··· Information shown ···

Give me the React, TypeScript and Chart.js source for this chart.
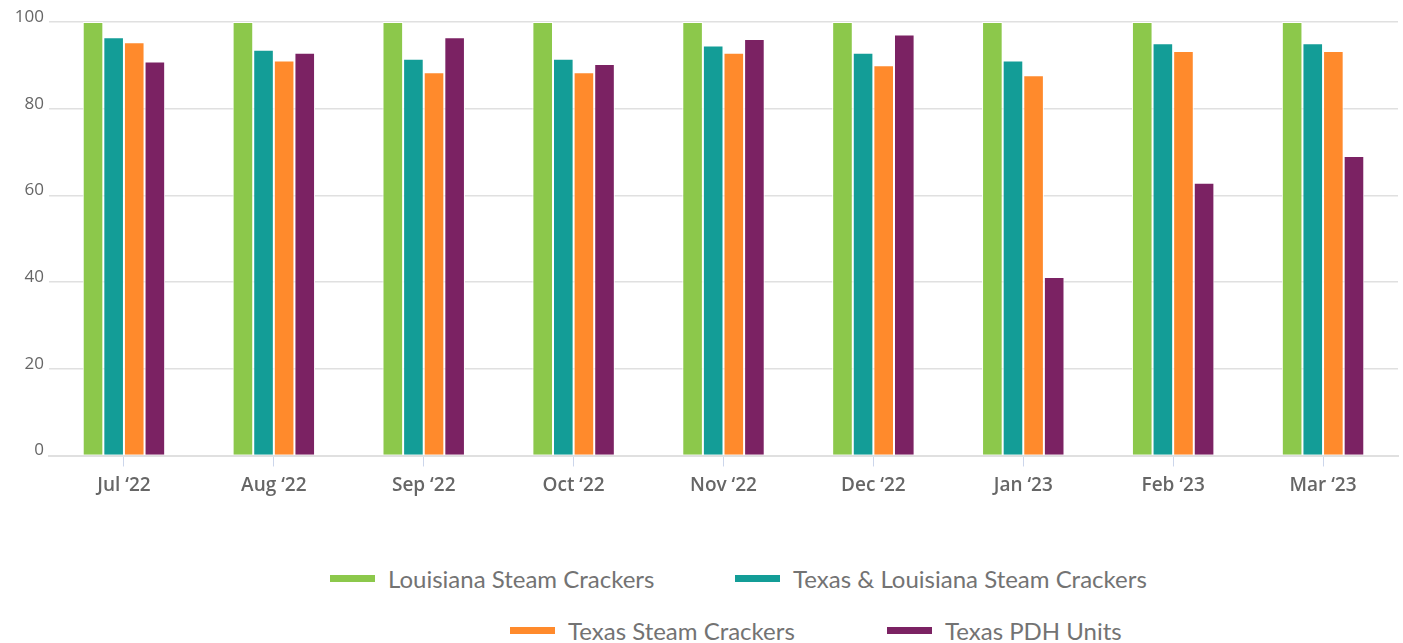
import React, { useEffect, useRef } from "react";
import { Chart, registerables } from "chart.js";

Chart.register(...registerables);

const categories = ["Jul ‘22", "Aug ‘22", "Sep ‘22", "Oct ‘22", "Nov ‘22", "Dec ‘22", "Jan ‘23", "Feb ‘23", "Mar ‘23"];
const seriesNames = ["Louisiana Steam Crackers", "Texas & Louisiana Steam Crackers", "Texas Steam Crackers", "Texas PDH Units"];
const louisiana = [100, 100, 100, 100, 100, 100, 100, 100, 100];
const texasLouisiana = [96.5, 93.6, 91.5, 91.5, 94.6, 92.9, 91.1, 95.1, 95.1];
const texas = [95.3, 91.1, 88.4, 88.4, 92.9, 90.0, 87.7, 93.3, 93.3];
const texasPdh = [90.9, 92.9, 96.5, 90.3, 96.1, 97.1, 41.2, 62.9, 69.1];
const colors = ["#8cc84b", "#139d97", "#ff8a2c", "#7b2263"];
const yTicks = [0, 20, 40, 60, 80, 100];

const legendPos = [
  { left: 330, top: 578 },
  { left: 735, top: 578 },
  { left: 510, top: 630 },
  { left: 887, top: 630 },
];

export default function App() {
  const ref = useRef<HTMLCanvasElement>(null);
  useEffect(() => {
    const values = [louisiana, texasLouisiana, texas, texasPdh];
    const chart = new Chart(ref.current as HTMLCanvasElement, {
      type: "bar",
      data: {
        labels: categories,
        datasets: seriesNames.map((name, i) => ({
          label: name,
          data: values[i],
          backgroundColor: colors[i],
          borderColor: "#ffffff",
          borderWidth: 1,
          categoryPercentage: 0.55,
          barPercentage: 1,
        })),
      },
      options: {
        animation: false,
        responsive: true,
        maintainAspectRatio: false,
        layout: { padding: { top: 22, right: 5, bottom: 0, left: 0 } },
        plugins: { legend: { display: false }, tooltip: { enabled: false } },
        scales: {
          x: {
            grid: { display: true, drawOnChartArea: false, drawTicks: true, tickLength: 11, color: "#ccd6eb", offset: false },
            border: { display: true, color: "#e0e0e0", width: 2 },
            ticks: { color: "#666666", font: { family: "Open Sans", size: 19, weight: "600" }, padding: 8, maxRotation: 0, autoSkip: false },
            afterFit: (s: any) => { s.height = 64.5; },
          },
          y: {
            min: 0,
            max: 100,
            afterBuildTicks: (s: any) => { s.ticks = yTicks.map((v) => ({ value: v })); },
            ticks: { color: "#666666", font: { family: "Open Sans", size: 17 }, padding: 5, labelOffset: -5 },
            grid: { color: "#e0e0e0", lineWidth: 1.5, drawTicks: false },
            border: { display: false },
            afterFit: (s: any) => { s.width = 49; },
          },
        },
      },
    });
    return () => chart.destroy();
  }, []);

  return (
    <div style={{ position: "fixed", left: 0, top: 0, width: 1403, height: 643, overflow: "hidden", background: "#ffffff" }}>
      <div style={{ position: "absolute", left: 0, top: 0, width: 1403, height: 520 }}>
        <canvas ref={ref} />
      </div>
      {seriesNames.map((name, i) => (
        <div
          key={name}
          style={{
            position: "absolute",
            left: legendPos[i].left,
            top: legendPos[i].top - 16,
            height: 32,
            display: "flex",
            alignItems: "center",
            whiteSpace: "nowrap",
            fontFamily: "Lato, sans-serif",
            fontSize: 24,
            color: "#737373",
          }}
        >
          <span style={{ display: "inline-block", width: 45, height: 7, background: colors[i], marginRight: 13 }} />
          <span>{name}</span>
        </div>
      ))}
    </div>
  );
}
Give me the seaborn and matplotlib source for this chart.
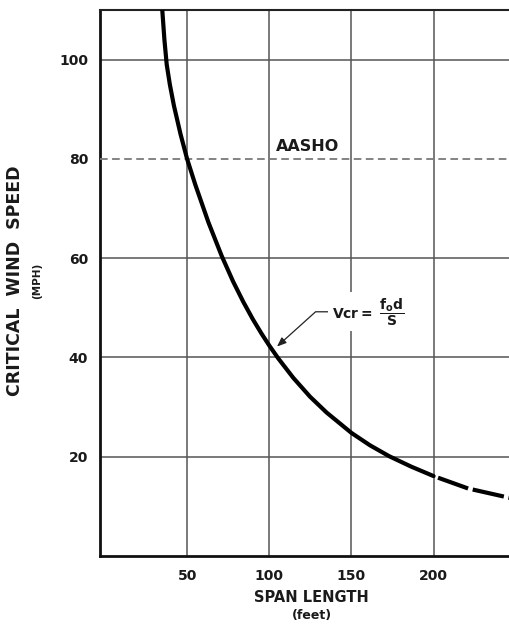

···

▸ Work to do: Write out the entries above word for word. Do not include the pictures.

▸ Written answer:
Give me the React, TypeScript and Chart.js source for this chart.
import React, { useEffect, useRef } from "react";
import { Chart, registerables } from "chart.js";

Chart.register(...registerables);

const categories = ["Jul ‘22", "Aug ‘22", "Sep ‘22", "Oct ‘22", "Nov ‘22", "Dec ‘22", "Jan ‘23", "Feb ‘23", "Mar ‘23"];
const seriesNames = ["Louisiana Steam Crackers", "Texas & Louisiana Steam Crackers", "Texas Steam Crackers", "Texas PDH Units"];
const louisiana = [100, 100, 100, 100, 100, 100, 100, 100, 100];
const texasLouisiana = [96.5, 93.6, 91.5, 91.5, 94.6, 92.9, 91.1, 95.1, 95.1];
const texas = [95.3, 91.1, 88.4, 88.4, 92.9, 90.0, 87.7, 93.3, 93.3];
const texasPdh = [90.9, 92.9, 96.5, 90.3, 96.1, 97.1, 41.2, 62.9, 69.1];
const colors = ["#8cc84b", "#139d97", "#ff8a2c", "#7b2263"];
const yTicks = [0, 20, 40, 60, 80, 100];

const legendPos = [
  { left: 330, top: 578 },
  { left: 735, top: 578 },
  { left: 510, top: 630 },
  { left: 887, top: 630 },
];

export default function App() {
  const ref = useRef<HTMLCanvasElement>(null);
  useEffect(() => {
    const values = [louisiana, texasLouisiana, texas, texasPdh];
    const chart = new Chart(ref.current as HTMLCanvasElement, {
      type: "bar",
      data: {
        labels: categories,
        datasets: seriesNames.map((name, i) => ({
          label: name,
          data: values[i],
          backgroundColor: colors[i],
          borderColor: "#ffffff",
          borderWidth: 1,
          categoryPercentage: 0.55,
          barPercentage: 1,
        })),
      },
      options: {
        animation: false,
        responsive: true,
        maintainAspectRatio: false,
        layout: { padding: { top: 22, right: 5, bottom: 0, left: 0 } },
        plugins: { legend: { display: false }, tooltip: { enabled: false } },
        scales: {
          x: {
            grid: { display: true, drawOnChartArea: false, drawTicks: true, tickLength: 11, color: "#ccd6eb", offset: false },
            border: { display: true, color: "#e0e0e0", width: 2 },
            ticks: { color: "#666666", font: { family: "Open Sans", size: 19, weight: "600" }, padding: 8, maxRotation: 0, autoSkip: false },
            afterFit: (s: any) => { s.height = 64.5; },
          },
          y: {
            min: 0,
            max: 100,
            afterBuildTicks: (s: any) => { s.ticks = yTicks.map((v) => ({ value: v })); },
            ticks: { color: "#666666", font: { family: "Open Sans", size: 17 }, padding: 5, labelOffset: -5 },
            grid: { color: "#e0e0e0", lineWidth: 1.5, drawTicks: false },
            border: { display: false },
            afterFit: (s: any) => { s.width = 49; },
          },
        },
      },
    });
    return () => chart.destroy();
  }, []);

  return (
    <div style={{ position: "fixed", left: 0, top: 0, width: 1403, height: 643, overflow: "hidden", background: "#ffffff" }}>
      <div style={{ position: "absolute", left: 0, top: 0, width: 1403, height: 520 }}>
        <canvas ref={ref} />
      </div>
      {seriesNames.map((name, i) => (
        <div
          key={name}
          style={{
            position: "absolute",
            left: legendPos[i].left,
            top: legendPos[i].top - 16,
            height: 32,
            display: "flex",
            alignItems: "center",
            whiteSpace: "nowrap",
            fontFamily: "Lato, sans-serif",
            fontSize: 24,
            color: "#737373",
          }}
        >
          <span style={{ display: "inline-block", width: 45, height: 7, background: colors[i], marginRight: 13 }} />
          <span>{name}</span>
        </div>
      ))}
    </div>
  );
}
Give me the seaborn and matplotlib source for this chart.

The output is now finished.